'The Last Days of American Crime' Film Details Reportedly Revealed

The Last Days of American Crime, Netflix's upcoming movie based on the Rick Remender/Greg Tocchini [...]

The Last Days of American Crime, Netflix's upcoming movie based on the Rick Remender/Greg Tocchini comic book series, is set to film from October to December in South Africa, THR reports.

Locations will reportedly include Cape Town and Johannesburg, and filming will take place between October 24 and December 19, with an eye toward a late 2019/early 2020 release.

The film will come on the heels of SYFY's Deadly Class, which is currently in production in Vancouver. That project, also based on a comic by Rick Remender (this time with artist Wes Craig), will debut in early 2019.

The Last Days of American Crime is set in a near future where the U.S. government, fighting terrorism and crime, plans to begin broadcasting a signal that makes it impossible for anyone to knowingly commit an unlawful act.

Edgar Ramirez will star as Graham Bricke, a career criminal who has never been able to make it big but gets caught up in a scheme with a femme fatale and her deadly boyfriend to commit the heist of the century. They have to beat other criminals, themselves and the clock before the signal turns on.

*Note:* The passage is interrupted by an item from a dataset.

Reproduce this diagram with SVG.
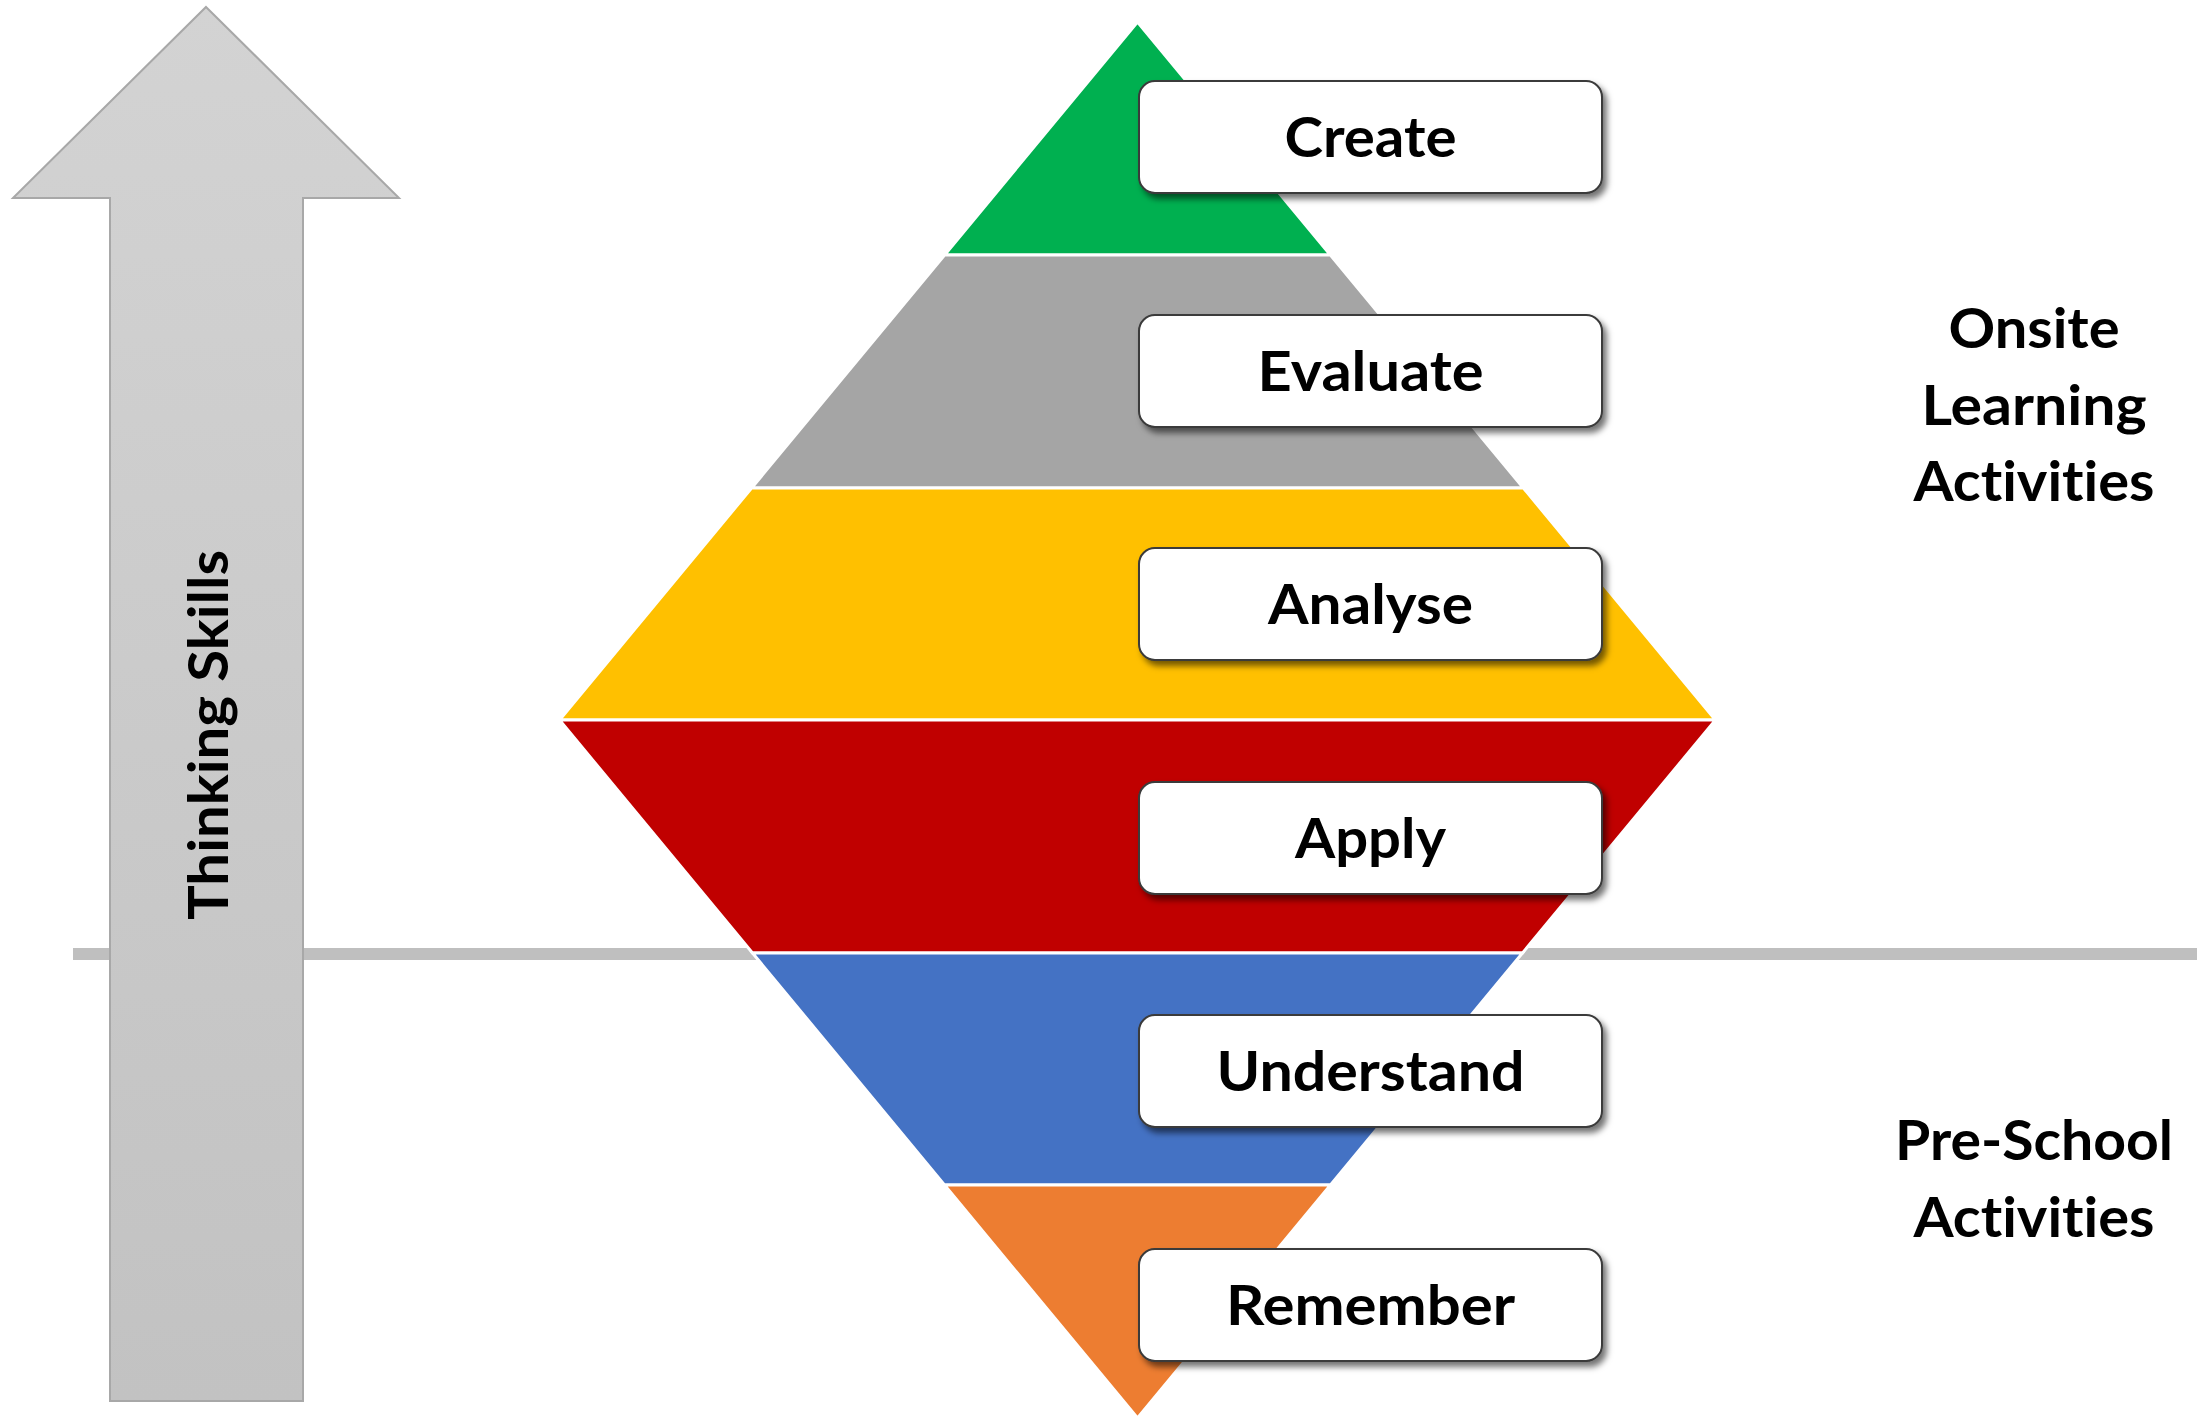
<svg xmlns="http://www.w3.org/2000/svg" width="2197" height="1418" viewBox="0 0 2197 1418">
<defs>
<linearGradient id="arrowGrad" x1="0" y1="0" x2="0" y2="1">
<stop offset="0" stop-color="#d3d3d3"/>
<stop offset="1" stop-color="#c2c2c2"/>
</linearGradient>
<filter id="shadow" x="-10%" y="-20%" width="125%" height="150%">
<feDropShadow dx="4" dy="5" stdDeviation="3" flood-color="#000" flood-opacity="0.55"/>
</filter>
</defs>
<style>
.lbl{font-family:Lato,"Open Sans","Liberation Sans",sans-serif;font-weight:bold;font-size:56px;fill:#000;text-anchor:middle;font-variant-ligatures:none;font-feature-settings:"liga" 0,"clig" 0}
.band{stroke:#fff;stroke-width:3}
.box{fill:#fff;stroke:#3a3a3a;stroke-width:2}
</style>
<rect width="2197" height="1418" fill="#fff"/>
<g id="divider">
<rect x="73" y="948" width="2124" height="12" fill="#bfbfbf"/>
</g>
<g id="arrow">
<polygon points="206,7 399,198 303,198 303,1401 110,1401 110,198 13,198" fill="url(#arrowGrad)" stroke="#a8a8a8" stroke-width="2"/>
<text class="lbl" transform="translate(228,735) rotate(-90)" textLength="370" lengthAdjust="spacingAndGlyphs">Thinking Skills</text>
</g>
<g id="pyramid">
<polygon id="band-create" class="band" fill="#00b050" points="1137.5,22 1330.4,255 944.6,255"/>
<polygon id="band-evaluate" class="band" fill="#a5a5a5" points="944.6,255 1330.4,255 1523.4,488 751.6,488"/>
<polygon id="band-analyse" class="band" fill="#ffc000" points="751.6,488 1523.4,488 1715.5,720 559.5,720"/>
<polygon id="band-apply" class="band" fill="#c00000" points="559.5,720 1715.5,720 1522.5,953 752.5,953"/>
<polygon id="band-understand" class="band" fill="#4472c4" points="752.5,953 1522.5,953 1330.5,1185 944.5,1185"/>
<polygon id="band-remember" class="band" fill="#ed7d31" points="944.5,1185 1330.5,1185 1137.5,1418"/>
</g>
<g id="node-create">
<rect class="box" x="1139" y="81" width="463" height="112" rx="16" filter="url(#shadow)"/>
<text class="lbl" x="1370.5" y="157" textLength="172" lengthAdjust="spacingAndGlyphs">Create</text>
</g>
<g id="node-evaluate">
<rect class="box" x="1139" y="315" width="463" height="112" rx="16" filter="url(#shadow)"/>
<text class="lbl" x="1370.5" y="391" textLength="226" lengthAdjust="spacingAndGlyphs">Evaluate</text>
</g>
<g id="node-analyse">
<rect class="box" x="1139" y="548" width="463" height="112" rx="16" filter="url(#shadow)"/>
<text class="lbl" x="1370.5" y="624" textLength="205" lengthAdjust="spacingAndGlyphs">Analyse</text>
</g>
<g id="node-apply">
<rect class="box" x="1139" y="782" width="463" height="112" rx="16" filter="url(#shadow)"/>
<text class="lbl" x="1370.5" y="858" textLength="151" lengthAdjust="spacingAndGlyphs">Apply</text>
</g>
<g id="node-understand">
<rect class="box" x="1139" y="1015" width="463" height="112" rx="16" filter="url(#shadow)"/>
<text class="lbl" x="1370.5" y="1091" textLength="308" lengthAdjust="spacingAndGlyphs">Understand</text>
</g>
<g id="node-remember">
<rect class="box" x="1139" y="1249" width="463" height="112" rx="16" filter="url(#shadow)"/>
<text class="lbl" x="1370.5" y="1325" textLength="289" lengthAdjust="spacingAndGlyphs">Remember</text>
</g>
<g id="label-onsite">
<text class="lbl" x="2034" y="348" textLength="171" lengthAdjust="spacingAndGlyphs">Onsite</text>
<text class="lbl" x="2034" y="425" textLength="225" lengthAdjust="spacingAndGlyphs">Learning</text>
<text class="lbl" x="2034" y="501" textLength="241" lengthAdjust="spacingAndGlyphs">Activities</text>
</g>
<g id="label-preschool">
<text class="lbl" x="2034" y="1160" textLength="278" lengthAdjust="spacingAndGlyphs">Pre-School</text>
<text class="lbl" x="2034" y="1237" textLength="241" lengthAdjust="spacingAndGlyphs">Activities</text>
</g>
<g id="connectors"/>
</svg>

"I think that the joy of doing an original graphic novel, which is something that I got to sort of do with Last Days of American Crime with Greg Tocchini, was to write it without being concerned about issue breaks," Remender once told ComicBook.com. "The issue breaks can help you because you have to reach a climactic cliffhanger moment every 20-22 pages, but at the same time you can also get into a place where you're not at that moment, and you're only at page 20. You're going to have to rework your entire script and shift things around to get yourself to that cliffhanger moment. With a comic book, you can't just end on any page. You can't just say 'Page 20: They finish their cereal and put it in the sink! Ta da!' But with a graphic novel, you don't have to do that. With a graphic novel, it's just the equivalent of writing five or six issues of comic book, but as one long story. My time writing and studying screenplays and the three act structure is a discipline that I'm able to dig into here. The script is the same size as a screenplay. I'm basically writing it like a screenplay, which is a wonderful exercise."

The film will team cinematographer Daniel Aranyo with director Olivier Megaton, best known for his works on Transporter and Taken sequels.